Records with drawing code:
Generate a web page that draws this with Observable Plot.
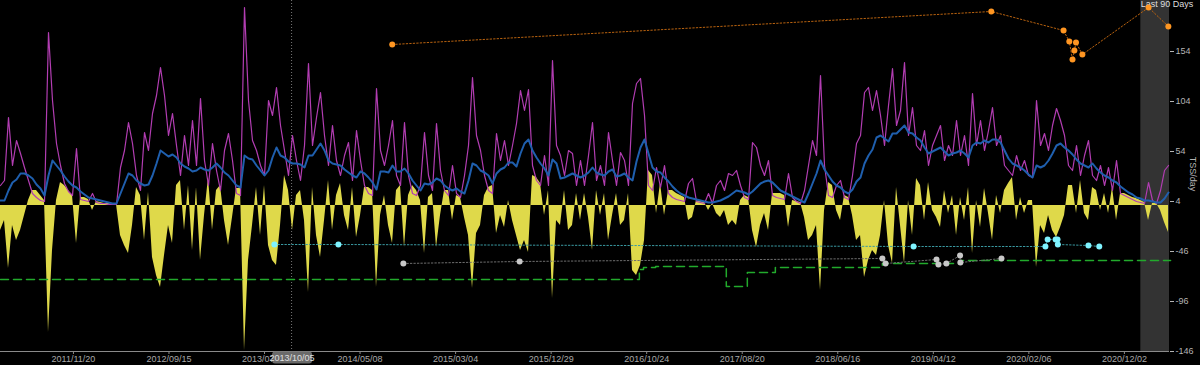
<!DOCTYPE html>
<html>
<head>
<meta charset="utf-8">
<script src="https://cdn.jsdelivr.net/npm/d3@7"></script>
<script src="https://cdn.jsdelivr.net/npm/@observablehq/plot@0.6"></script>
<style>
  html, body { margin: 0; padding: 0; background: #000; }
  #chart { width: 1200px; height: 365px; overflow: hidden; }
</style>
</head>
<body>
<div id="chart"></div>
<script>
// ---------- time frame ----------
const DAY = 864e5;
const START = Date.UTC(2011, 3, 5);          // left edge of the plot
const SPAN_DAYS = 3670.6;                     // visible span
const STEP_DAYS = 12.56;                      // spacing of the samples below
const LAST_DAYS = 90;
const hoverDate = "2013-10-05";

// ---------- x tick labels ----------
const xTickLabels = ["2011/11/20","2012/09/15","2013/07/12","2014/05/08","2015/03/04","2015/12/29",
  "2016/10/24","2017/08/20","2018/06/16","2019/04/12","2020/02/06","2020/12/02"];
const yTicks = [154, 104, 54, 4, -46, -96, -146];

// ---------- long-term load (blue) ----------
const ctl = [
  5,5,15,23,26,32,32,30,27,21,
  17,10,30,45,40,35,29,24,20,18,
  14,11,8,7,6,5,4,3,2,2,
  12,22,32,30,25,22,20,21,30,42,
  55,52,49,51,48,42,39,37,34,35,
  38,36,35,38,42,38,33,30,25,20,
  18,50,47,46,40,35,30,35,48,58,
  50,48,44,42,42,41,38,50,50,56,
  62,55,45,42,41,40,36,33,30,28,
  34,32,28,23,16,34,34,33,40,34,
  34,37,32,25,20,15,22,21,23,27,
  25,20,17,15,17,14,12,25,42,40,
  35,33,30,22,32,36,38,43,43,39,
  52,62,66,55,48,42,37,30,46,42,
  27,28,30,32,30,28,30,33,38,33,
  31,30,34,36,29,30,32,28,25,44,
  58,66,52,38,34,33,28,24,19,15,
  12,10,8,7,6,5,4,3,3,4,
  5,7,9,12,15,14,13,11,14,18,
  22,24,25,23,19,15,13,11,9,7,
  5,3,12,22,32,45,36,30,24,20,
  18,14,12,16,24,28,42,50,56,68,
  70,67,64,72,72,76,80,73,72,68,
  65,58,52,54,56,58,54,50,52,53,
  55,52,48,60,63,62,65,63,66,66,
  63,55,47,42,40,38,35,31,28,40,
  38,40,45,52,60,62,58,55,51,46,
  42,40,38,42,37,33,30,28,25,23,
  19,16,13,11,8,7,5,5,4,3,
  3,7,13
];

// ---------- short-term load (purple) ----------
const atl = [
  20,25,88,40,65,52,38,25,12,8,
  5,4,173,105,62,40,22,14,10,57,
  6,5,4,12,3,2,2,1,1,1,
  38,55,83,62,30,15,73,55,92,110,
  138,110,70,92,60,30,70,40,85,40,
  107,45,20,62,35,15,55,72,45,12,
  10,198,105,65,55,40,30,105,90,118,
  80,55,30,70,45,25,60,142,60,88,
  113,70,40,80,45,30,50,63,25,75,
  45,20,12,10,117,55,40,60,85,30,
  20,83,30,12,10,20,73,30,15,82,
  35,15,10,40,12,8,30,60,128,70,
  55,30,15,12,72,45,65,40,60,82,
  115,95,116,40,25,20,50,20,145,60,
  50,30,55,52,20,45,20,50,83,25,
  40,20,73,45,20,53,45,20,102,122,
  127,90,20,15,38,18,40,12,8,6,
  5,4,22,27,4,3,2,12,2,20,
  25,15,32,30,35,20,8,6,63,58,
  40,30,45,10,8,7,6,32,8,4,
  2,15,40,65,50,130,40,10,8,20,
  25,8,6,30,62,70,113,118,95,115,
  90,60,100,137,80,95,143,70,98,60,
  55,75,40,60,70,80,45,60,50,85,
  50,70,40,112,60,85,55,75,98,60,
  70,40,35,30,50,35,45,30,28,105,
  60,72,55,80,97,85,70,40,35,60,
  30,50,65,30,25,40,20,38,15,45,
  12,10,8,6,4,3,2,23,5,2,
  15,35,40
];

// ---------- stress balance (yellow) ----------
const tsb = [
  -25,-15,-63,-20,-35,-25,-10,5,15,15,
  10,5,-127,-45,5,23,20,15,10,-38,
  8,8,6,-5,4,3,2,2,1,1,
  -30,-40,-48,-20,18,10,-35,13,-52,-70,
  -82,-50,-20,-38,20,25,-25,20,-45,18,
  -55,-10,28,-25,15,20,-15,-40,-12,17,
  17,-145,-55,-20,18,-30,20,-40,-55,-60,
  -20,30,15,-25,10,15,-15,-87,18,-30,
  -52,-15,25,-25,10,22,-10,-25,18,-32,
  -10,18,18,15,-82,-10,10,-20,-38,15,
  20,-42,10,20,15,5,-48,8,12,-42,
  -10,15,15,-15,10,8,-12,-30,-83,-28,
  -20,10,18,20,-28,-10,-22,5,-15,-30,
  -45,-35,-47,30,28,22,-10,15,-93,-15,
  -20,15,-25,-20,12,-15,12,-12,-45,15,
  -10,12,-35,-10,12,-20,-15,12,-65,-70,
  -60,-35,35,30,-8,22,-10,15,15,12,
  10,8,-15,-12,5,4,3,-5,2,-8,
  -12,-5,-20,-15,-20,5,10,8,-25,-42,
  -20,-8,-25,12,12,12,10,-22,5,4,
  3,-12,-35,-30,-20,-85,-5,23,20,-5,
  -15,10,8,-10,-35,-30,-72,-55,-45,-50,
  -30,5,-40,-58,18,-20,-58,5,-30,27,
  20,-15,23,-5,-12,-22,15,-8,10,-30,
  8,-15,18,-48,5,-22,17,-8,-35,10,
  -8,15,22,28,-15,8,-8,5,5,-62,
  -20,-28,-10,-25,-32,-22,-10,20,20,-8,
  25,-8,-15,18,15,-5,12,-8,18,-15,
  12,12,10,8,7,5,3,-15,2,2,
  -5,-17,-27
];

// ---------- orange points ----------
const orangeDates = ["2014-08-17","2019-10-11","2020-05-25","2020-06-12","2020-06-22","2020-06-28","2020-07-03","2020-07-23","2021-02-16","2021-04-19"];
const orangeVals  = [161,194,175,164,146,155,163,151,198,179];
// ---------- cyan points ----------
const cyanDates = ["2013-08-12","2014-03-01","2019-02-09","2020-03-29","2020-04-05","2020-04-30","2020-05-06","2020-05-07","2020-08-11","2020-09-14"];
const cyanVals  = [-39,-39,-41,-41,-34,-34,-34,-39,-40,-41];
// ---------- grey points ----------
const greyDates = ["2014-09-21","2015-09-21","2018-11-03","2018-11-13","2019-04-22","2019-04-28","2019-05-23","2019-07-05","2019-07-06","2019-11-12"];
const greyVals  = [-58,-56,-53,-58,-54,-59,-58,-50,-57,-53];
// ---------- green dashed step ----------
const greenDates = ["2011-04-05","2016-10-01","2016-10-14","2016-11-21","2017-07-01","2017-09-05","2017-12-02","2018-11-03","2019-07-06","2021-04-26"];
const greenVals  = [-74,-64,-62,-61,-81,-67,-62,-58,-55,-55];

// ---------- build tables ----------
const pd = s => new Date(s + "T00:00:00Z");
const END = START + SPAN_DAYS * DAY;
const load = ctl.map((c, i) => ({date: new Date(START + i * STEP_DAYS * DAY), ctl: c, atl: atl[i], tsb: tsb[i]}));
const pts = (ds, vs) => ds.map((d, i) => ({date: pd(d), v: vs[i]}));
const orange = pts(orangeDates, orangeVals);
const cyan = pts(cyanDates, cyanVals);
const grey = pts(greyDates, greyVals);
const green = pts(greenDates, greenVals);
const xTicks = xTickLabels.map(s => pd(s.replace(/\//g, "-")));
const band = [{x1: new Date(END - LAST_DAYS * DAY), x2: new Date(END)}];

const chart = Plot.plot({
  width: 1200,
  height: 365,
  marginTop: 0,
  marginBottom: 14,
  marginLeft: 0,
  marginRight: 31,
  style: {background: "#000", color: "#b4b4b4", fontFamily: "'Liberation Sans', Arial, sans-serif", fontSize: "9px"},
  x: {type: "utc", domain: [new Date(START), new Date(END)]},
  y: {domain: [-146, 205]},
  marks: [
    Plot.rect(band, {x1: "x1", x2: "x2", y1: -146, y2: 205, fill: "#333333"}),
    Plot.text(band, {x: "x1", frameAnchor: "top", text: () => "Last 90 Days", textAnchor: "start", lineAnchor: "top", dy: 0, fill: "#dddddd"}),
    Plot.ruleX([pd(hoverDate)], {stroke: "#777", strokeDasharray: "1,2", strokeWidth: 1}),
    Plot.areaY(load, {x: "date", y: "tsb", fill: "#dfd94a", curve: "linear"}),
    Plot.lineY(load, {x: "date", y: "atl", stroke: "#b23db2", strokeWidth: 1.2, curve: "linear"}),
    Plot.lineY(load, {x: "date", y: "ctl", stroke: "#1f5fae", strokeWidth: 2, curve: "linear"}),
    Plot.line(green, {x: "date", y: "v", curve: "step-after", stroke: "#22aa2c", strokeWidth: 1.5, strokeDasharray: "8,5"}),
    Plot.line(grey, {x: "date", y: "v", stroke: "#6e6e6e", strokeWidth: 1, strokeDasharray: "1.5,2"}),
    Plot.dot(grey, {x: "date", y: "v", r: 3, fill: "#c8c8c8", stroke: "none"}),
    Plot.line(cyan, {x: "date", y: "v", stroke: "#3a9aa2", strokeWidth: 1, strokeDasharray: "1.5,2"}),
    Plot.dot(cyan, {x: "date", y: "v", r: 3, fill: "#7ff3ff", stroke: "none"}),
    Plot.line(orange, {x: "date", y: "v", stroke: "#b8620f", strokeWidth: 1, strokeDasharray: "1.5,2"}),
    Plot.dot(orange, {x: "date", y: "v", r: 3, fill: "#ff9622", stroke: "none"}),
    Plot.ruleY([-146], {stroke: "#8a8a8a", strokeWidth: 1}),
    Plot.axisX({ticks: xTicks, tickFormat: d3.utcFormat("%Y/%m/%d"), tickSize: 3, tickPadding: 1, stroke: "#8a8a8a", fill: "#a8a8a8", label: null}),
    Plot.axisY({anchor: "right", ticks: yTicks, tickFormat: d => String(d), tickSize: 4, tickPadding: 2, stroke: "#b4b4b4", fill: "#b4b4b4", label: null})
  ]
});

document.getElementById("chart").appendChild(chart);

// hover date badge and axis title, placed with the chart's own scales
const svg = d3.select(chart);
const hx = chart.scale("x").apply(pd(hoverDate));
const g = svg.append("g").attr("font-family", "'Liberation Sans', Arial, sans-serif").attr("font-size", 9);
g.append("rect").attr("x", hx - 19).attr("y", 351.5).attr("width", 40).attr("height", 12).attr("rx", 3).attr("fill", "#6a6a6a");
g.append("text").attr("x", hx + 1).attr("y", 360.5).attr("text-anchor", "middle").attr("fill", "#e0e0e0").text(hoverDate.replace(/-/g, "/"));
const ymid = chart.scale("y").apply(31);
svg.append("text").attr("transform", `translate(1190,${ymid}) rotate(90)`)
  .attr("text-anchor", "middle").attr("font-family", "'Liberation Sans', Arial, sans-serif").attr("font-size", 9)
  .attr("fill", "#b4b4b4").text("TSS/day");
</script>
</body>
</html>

* * *

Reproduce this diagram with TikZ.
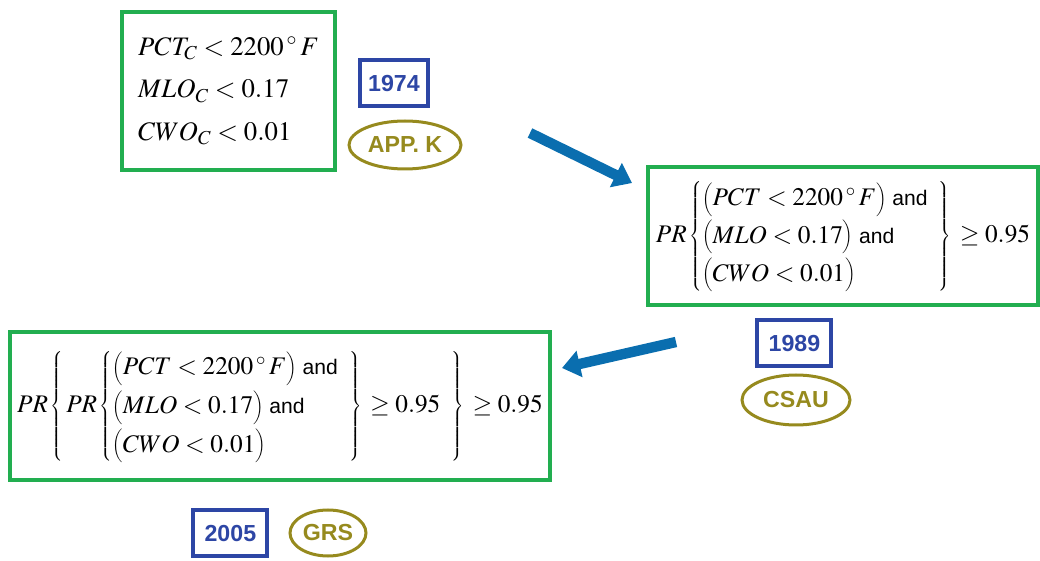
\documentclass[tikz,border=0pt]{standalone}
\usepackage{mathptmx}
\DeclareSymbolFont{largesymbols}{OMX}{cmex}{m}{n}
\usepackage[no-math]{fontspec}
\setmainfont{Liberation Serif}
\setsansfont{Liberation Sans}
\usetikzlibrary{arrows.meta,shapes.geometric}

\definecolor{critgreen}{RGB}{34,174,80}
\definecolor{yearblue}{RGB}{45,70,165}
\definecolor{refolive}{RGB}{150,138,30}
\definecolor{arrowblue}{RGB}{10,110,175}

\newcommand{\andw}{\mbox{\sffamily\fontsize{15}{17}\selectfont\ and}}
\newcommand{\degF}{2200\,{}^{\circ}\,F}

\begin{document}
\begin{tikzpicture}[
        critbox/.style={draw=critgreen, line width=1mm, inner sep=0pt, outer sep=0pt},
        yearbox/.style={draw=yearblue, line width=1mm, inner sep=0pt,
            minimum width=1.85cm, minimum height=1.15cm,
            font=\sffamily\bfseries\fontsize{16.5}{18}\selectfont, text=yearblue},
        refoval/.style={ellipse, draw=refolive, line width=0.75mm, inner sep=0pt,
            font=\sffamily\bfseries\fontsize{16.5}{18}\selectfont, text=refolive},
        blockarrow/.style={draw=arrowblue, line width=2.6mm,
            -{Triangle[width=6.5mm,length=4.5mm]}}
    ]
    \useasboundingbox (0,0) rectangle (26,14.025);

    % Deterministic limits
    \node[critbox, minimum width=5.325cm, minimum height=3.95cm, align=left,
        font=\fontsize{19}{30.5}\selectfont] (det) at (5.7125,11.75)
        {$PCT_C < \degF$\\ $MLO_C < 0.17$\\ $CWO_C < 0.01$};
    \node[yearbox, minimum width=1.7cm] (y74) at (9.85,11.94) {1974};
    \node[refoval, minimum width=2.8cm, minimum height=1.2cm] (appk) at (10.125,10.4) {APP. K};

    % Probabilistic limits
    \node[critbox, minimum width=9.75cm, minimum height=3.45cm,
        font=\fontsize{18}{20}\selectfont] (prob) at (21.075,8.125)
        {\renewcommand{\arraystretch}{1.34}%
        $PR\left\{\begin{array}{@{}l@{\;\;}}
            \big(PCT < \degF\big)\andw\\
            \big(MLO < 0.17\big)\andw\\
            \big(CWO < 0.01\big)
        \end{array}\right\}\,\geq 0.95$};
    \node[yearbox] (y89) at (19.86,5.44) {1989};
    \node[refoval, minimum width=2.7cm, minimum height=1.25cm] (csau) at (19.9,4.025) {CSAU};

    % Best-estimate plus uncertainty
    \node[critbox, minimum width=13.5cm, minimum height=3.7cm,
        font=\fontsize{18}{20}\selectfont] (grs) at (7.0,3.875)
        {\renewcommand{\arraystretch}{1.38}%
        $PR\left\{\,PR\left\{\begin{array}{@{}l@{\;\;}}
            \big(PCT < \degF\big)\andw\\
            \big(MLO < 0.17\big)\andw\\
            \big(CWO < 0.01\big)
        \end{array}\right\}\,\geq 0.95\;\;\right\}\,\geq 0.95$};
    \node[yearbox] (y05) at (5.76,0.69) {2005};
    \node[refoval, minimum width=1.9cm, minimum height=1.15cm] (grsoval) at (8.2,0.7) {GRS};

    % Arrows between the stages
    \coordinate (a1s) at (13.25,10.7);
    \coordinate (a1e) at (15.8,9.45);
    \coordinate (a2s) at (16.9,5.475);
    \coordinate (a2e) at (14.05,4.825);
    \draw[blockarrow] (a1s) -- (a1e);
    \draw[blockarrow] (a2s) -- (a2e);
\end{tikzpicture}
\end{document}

→ TASK PROMPT
Consider the entries above and return each line with the string "this".

→ EXERCISE SOLUTION
Generate a web page that draws this with Observable Plot.
Reproduce this diagram with TikZ.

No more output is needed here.